SET EXERCISE —
Word for word, quote all of the material, omitting the pictures.
-*-
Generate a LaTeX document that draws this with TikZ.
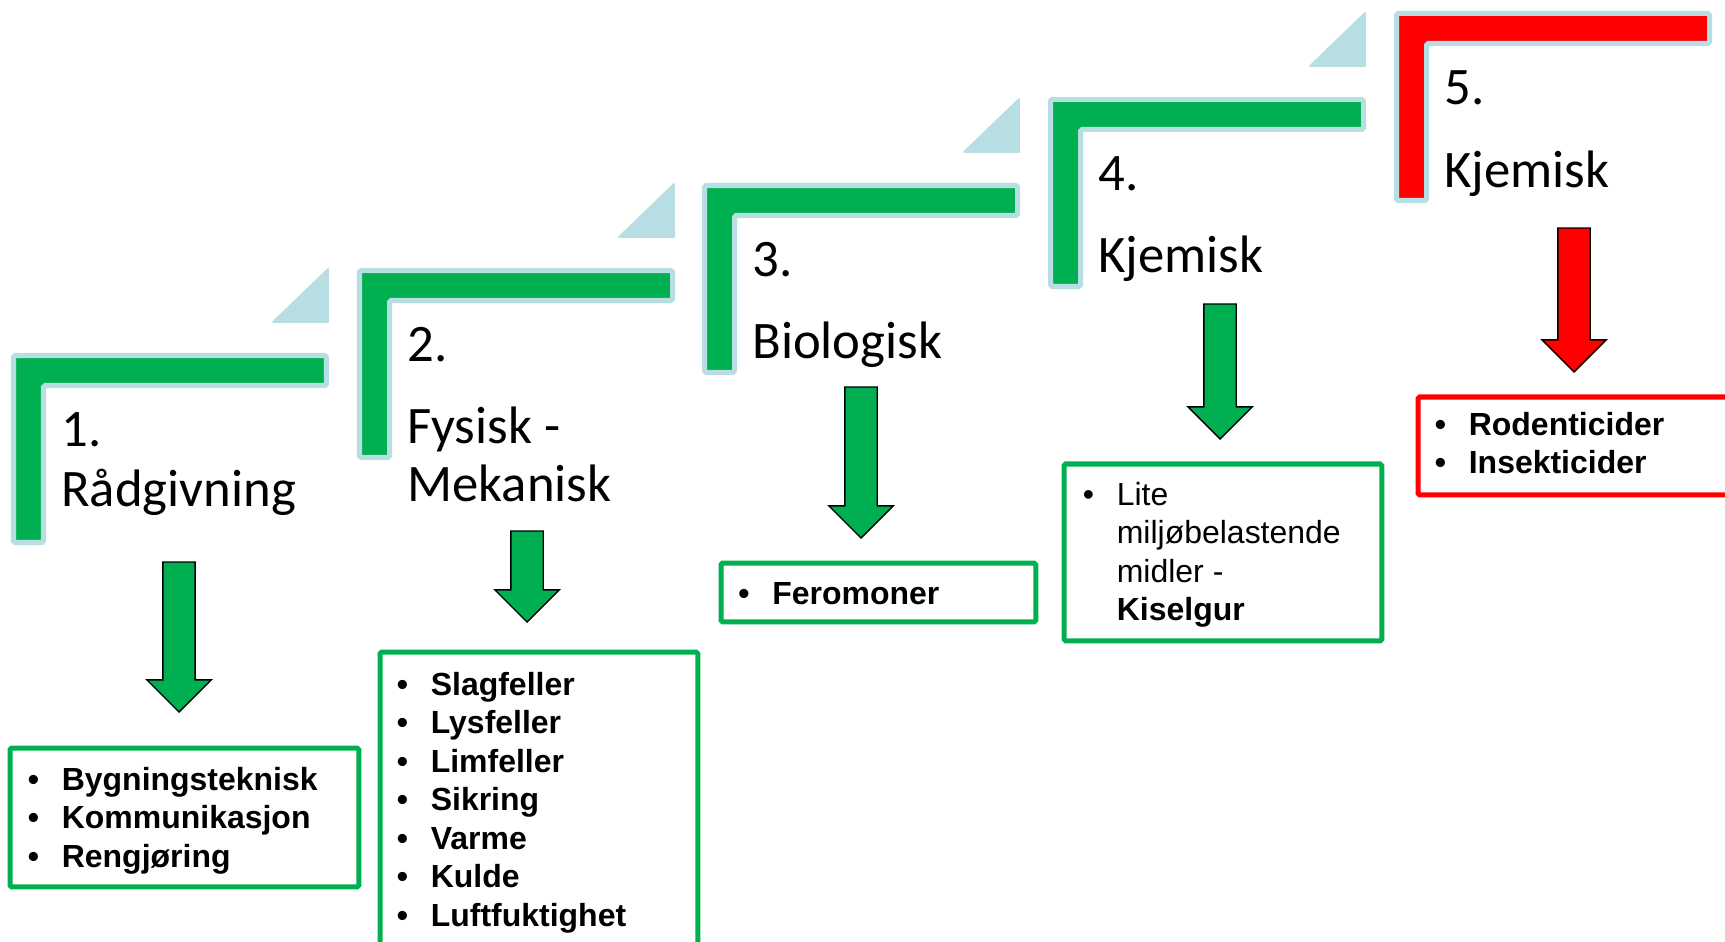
\documentclass[tikz,border=0pt]{standalone}
\usepackage{fontspec}
\newfontfamily\titlefont{Carlito}
\newfontfamily\listfont{Liberation Sans}
\usepackage{tikz}
\usetikzlibrary{shapes.arrows}
\definecolor{stepgreen}{RGB}{0, 176, 80}
\definecolor{stepred}{RGB}{255, 0, 0}
\definecolor{edgeblue}{RGB}{183, 222, 226}
\newcommand{\bitem}[1]{\strut\makebox[0.68cm][l]{\textbullet}#1}
\newcommand{\bcont}[1]{\strut\hspace*{0.68cm}#1}

\begin{document}
\begin{tikzpicture}[x=0.02cm, y=-0.02cm,
  bar/.style={fill=stepgreen, draw=edgeblue, line width=2.85pt, rounded corners=1pt},
  wedge/.style={fill=edgeblue, draw=edgeblue, line width=1pt, line join=round},
  steptitle/.style={font=\titlefont\fontsize{30pt}{33pt}\selectfont, anchor=base west, inner sep=0pt, align=left},
  downarrow/.style={single arrow, draw=black, line width=0.8pt, fill=stepgreen, shape border rotate=270,
    single arrow head extend=0.32cm, inner sep=0.31cm, anchor=tip},
  listbox/.style={draw=stepgreen, line width=2.85pt, fill=white, anchor=north west, inner sep=0pt, rounded corners=1pt},
  listtext/.style={font=\listfont\fontsize{18.2pt}{21.9pt}\selectfont, anchor=north west, inner sep=0pt, align=left},
  listbold/.style={listtext, font=\listfont\bfseries\fontsize{18.2pt}{21.9pt}\selectfont}
]
  \useasboundingbox (0,0) rectangle (1725,942);
  \clip (0,0) rectangle (1725,942);

  % Step 1
  \draw[bar] (13.5,355.5) -- ++(313,0) -- ++(0,30) -- ++(-283,0) -- ++(0,157) -- ++(-30,0) -- cycle;
  \draw[wedge] (328,269) -- (328,322) -- (273,322) -- cycle;
  \node[steptitle] (num1) at (61,447) {1.};
  \node[steptitle] (title1) at (61,507) {Rådgivning};
  \node[downarrow, minimum height=3cm] (arrow1) at (179,713) {};
  \node[listbox, minimum width=6.98cm, minimum height=2.78cm] (box1) at (7.5,745.5) {};
  \node[listbold] (list1) at (27.5,763.1) {\bitem{Bygningsteknisk}\\ \bitem{Kommunikasjon}\\ \bitem{Rengjøring}};

  % Step 2
  \draw[bar] (359.5,270.5) -- ++(313,0) -- ++(0,30) -- ++(-283,0) -- ++(0,157) -- ++(-30,0) -- cycle;
  \draw[wedge] (674,184) -- (674,237) -- (619,237) -- cycle;
  \node[steptitle] (num2) at (407,362) {2.};
  \node[steptitle] (title2) at (407,501) {Fysisk -\\Mekanisk};
  \node[downarrow, minimum height=1.82cm] (arrow2) at (527,623) {};
  \node[listbox, minimum width=6.36cm, minimum height=6.1cm] (box2) at (377.5,649.5) {};
  \node[listbold] (list2) at (396.5,668.1) {\bitem{Slagfeller}\\ \bitem{Lysfeller}\\ \bitem{Limfeller}\\
    \bitem{Sikring}\\ \bitem{Varme}\\ \bitem{Kulde}\\ \bitem{Luftfuktighet}};

  % Step 3
  \draw[bar] (704.5,185.5) -- ++(313,0) -- ++(0,30) -- ++(-283,0) -- ++(0,157) -- ++(-30,0) -- cycle;
  \draw[wedge] (1019,99) -- (1019,152) -- (964,152) -- cycle;
  \node[steptitle] (num3) at (752,277) {3.};
  \node[steptitle] (title3) at (752,359) {Biologisk};
  \node[downarrow, minimum height=3.02cm] (arrow3) at (861,539) {};
  \node[listbox, minimum width=6.3cm, minimum height=1.18cm] (box3) at (718.5,560.5) {};
  \node[listbold] (list3) at (738,577.1) {\bitem{Feromoner}};

  % Step 4
  \draw[bar] (1050.5,99.5) -- ++(313,0) -- ++(0,30) -- ++(-283,0) -- ++(0,157) -- ++(-30,0) -- cycle;
  \draw[wedge] (1365,13) -- (1365,66) -- (1310,66) -- cycle;
  \node[steptitle] (num4) at (1098,191) {4.};
  \node[steptitle] (title4) at (1098,273) {Kjemisk};
  \node[downarrow, minimum height=2.7cm] (arrow4) at (1220,440) {};
  \node[listbox, minimum width=6.36cm, minimum height=3.54cm] (box4) at (1061.5,461.5) {};
  \node[listtext] (list4) at (1082.5,478.1) {\bitem{Lite}\\ \bcont{miljøbelastende}\\ \bcont{midler -}\\ \bcont{\textbf{Kiselgur}}};

  % Step 5
  \draw[bar, fill=stepred] (1396.5,13.5) -- ++(313,0) -- ++(0,30) -- ++(-283,0) -- ++(0,157) -- ++(-30,0) -- cycle;
  \node[steptitle] (num5) at (1444,105) {5.};
  \node[steptitle] (title5) at (1444,188) {Kjemisk};
  \node[downarrow, fill=stepred, minimum height=2.88cm] (arrow5) at (1574,373) {};
  \node[listbox, draw=stepred, minimum width=6.36cm, minimum height=1.96cm] (box5) at (1415.5,394.5) {};
  \node[listbold] (list5) at (1434.5,408.1) {\bitem{Rodenticider}\\ \bitem{Insekticider}};
\end{tikzpicture}
\end{document}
-*-
REPLY TO THE TASK —
Generate a LaTeX document that draws this with TikZ.
\documentclass[tikz,border=0pt]{standalone}
\usepackage{fontspec}
\newfontfamily\titlefont{Carlito}
\newfontfamily\listfont{Liberation Sans}
\usepackage{tikz}
\usetikzlibrary{shapes.arrows}
\definecolor{stepgreen}{RGB}{0, 176, 80}
\definecolor{stepred}{RGB}{255, 0, 0}
\definecolor{edgeblue}{RGB}{183, 222, 226}
\newcommand{\bitem}[1]{\strut\makebox[0.68cm][l]{\textbullet}#1}
\newcommand{\bcont}[1]{\strut\hspace*{0.68cm}#1}

\begin{document}
\begin{tikzpicture}[x=0.02cm, y=-0.02cm,
  bar/.style={fill=stepgreen, draw=edgeblue, line width=2.85pt, rounded corners=1pt},
  wedge/.style={fill=edgeblue, draw=edgeblue, line width=1pt, line join=round},
  steptitle/.style={font=\titlefont\fontsize{30pt}{33pt}\selectfont, anchor=base west, inner sep=0pt, align=left},
  downarrow/.style={single arrow, draw=black, line width=0.8pt, fill=stepgreen, shape border rotate=270,
    single arrow head extend=0.32cm, inner sep=0.31cm, anchor=tip},
  listbox/.style={draw=stepgreen, line width=2.85pt, fill=white, anchor=north west, inner sep=0pt, rounded corners=1pt},
  listtext/.style={font=\listfont\fontsize{18.2pt}{21.9pt}\selectfont, anchor=north west, inner sep=0pt, align=left},
  listbold/.style={listtext, font=\listfont\bfseries\fontsize{18.2pt}{21.9pt}\selectfont}
]
  \useasboundingbox (0,0) rectangle (1725,942);
  \clip (0,0) rectangle (1725,942);

  % Step 1
  \draw[bar] (13.5,355.5) -- ++(313,0) -- ++(0,30) -- ++(-283,0) -- ++(0,157) -- ++(-30,0) -- cycle;
  \draw[wedge] (328,269) -- (328,322) -- (273,322) -- cycle;
  \node[steptitle] (num1) at (61,447) {1.};
  \node[steptitle] (title1) at (61,507) {Rådgivning};
  \node[downarrow, minimum height=3cm] (arrow1) at (179,713) {};
  \node[listbox, minimum width=6.98cm, minimum height=2.78cm] (box1) at (7.5,745.5) {};
  \node[listbold] (list1) at (27.5,763.1) {\bitem{Bygningsteknisk}\\ \bitem{Kommunikasjon}\\ \bitem{Rengjøring}};

  % Step 2
  \draw[bar] (359.5,270.5) -- ++(313,0) -- ++(0,30) -- ++(-283,0) -- ++(0,157) -- ++(-30,0) -- cycle;
  \draw[wedge] (674,184) -- (674,237) -- (619,237) -- cycle;
  \node[steptitle] (num2) at (407,362) {2.};
  \node[steptitle] (title2) at (407,501) {Fysisk -\\Mekanisk};
  \node[downarrow, minimum height=1.82cm] (arrow2) at (527,623) {};
  \node[listbox, minimum width=6.36cm, minimum height=6.1cm] (box2) at (377.5,649.5) {};
  \node[listbold] (list2) at (396.5,668.1) {\bitem{Slagfeller}\\ \bitem{Lysfeller}\\ \bitem{Limfeller}\\
    \bitem{Sikring}\\ \bitem{Varme}\\ \bitem{Kulde}\\ \bitem{Luftfuktighet}};

  % Step 3
  \draw[bar] (704.5,185.5) -- ++(313,0) -- ++(0,30) -- ++(-283,0) -- ++(0,157) -- ++(-30,0) -- cycle;
  \draw[wedge] (1019,99) -- (1019,152) -- (964,152) -- cycle;
  \node[steptitle] (num3) at (752,277) {3.};
  \node[steptitle] (title3) at (752,359) {Biologisk};
  \node[downarrow, minimum height=3.02cm] (arrow3) at (861,539) {};
  \node[listbox, minimum width=6.3cm, minimum height=1.18cm] (box3) at (718.5,560.5) {};
  \node[listbold] (list3) at (738,577.1) {\bitem{Feromoner}};

  % Step 4
  \draw[bar] (1050.5,99.5) -- ++(313,0) -- ++(0,30) -- ++(-283,0) -- ++(0,157) -- ++(-30,0) -- cycle;
  \draw[wedge] (1365,13) -- (1365,66) -- (1310,66) -- cycle;
  \node[steptitle] (num4) at (1098,191) {4.};
  \node[steptitle] (title4) at (1098,273) {Kjemisk};
  \node[downarrow, minimum height=2.7cm] (arrow4) at (1220,440) {};
  \node[listbox, minimum width=6.36cm, minimum height=3.54cm] (box4) at (1061.5,461.5) {};
  \node[listtext] (list4) at (1082.5,478.1) {\bitem{Lite}\\ \bcont{miljøbelastende}\\ \bcont{midler -}\\ \bcont{\textbf{Kiselgur}}};

  % Step 5
  \draw[bar, fill=stepred] (1396.5,13.5) -- ++(313,0) -- ++(0,30) -- ++(-283,0) -- ++(0,157) -- ++(-30,0) -- cycle;
  \node[steptitle] (num5) at (1444,105) {5.};
  \node[steptitle] (title5) at (1444,188) {Kjemisk};
  \node[downarrow, fill=stepred, minimum height=2.88cm] (arrow5) at (1574,373) {};
  \node[listbox, draw=stepred, minimum width=6.36cm, minimum height=1.96cm] (box5) at (1415.5,394.5) {};
  \node[listbold] (list5) at (1434.5,408.1) {\bitem{Rodenticider}\\ \bitem{Insekticider}};
\end{tikzpicture}
\end{document}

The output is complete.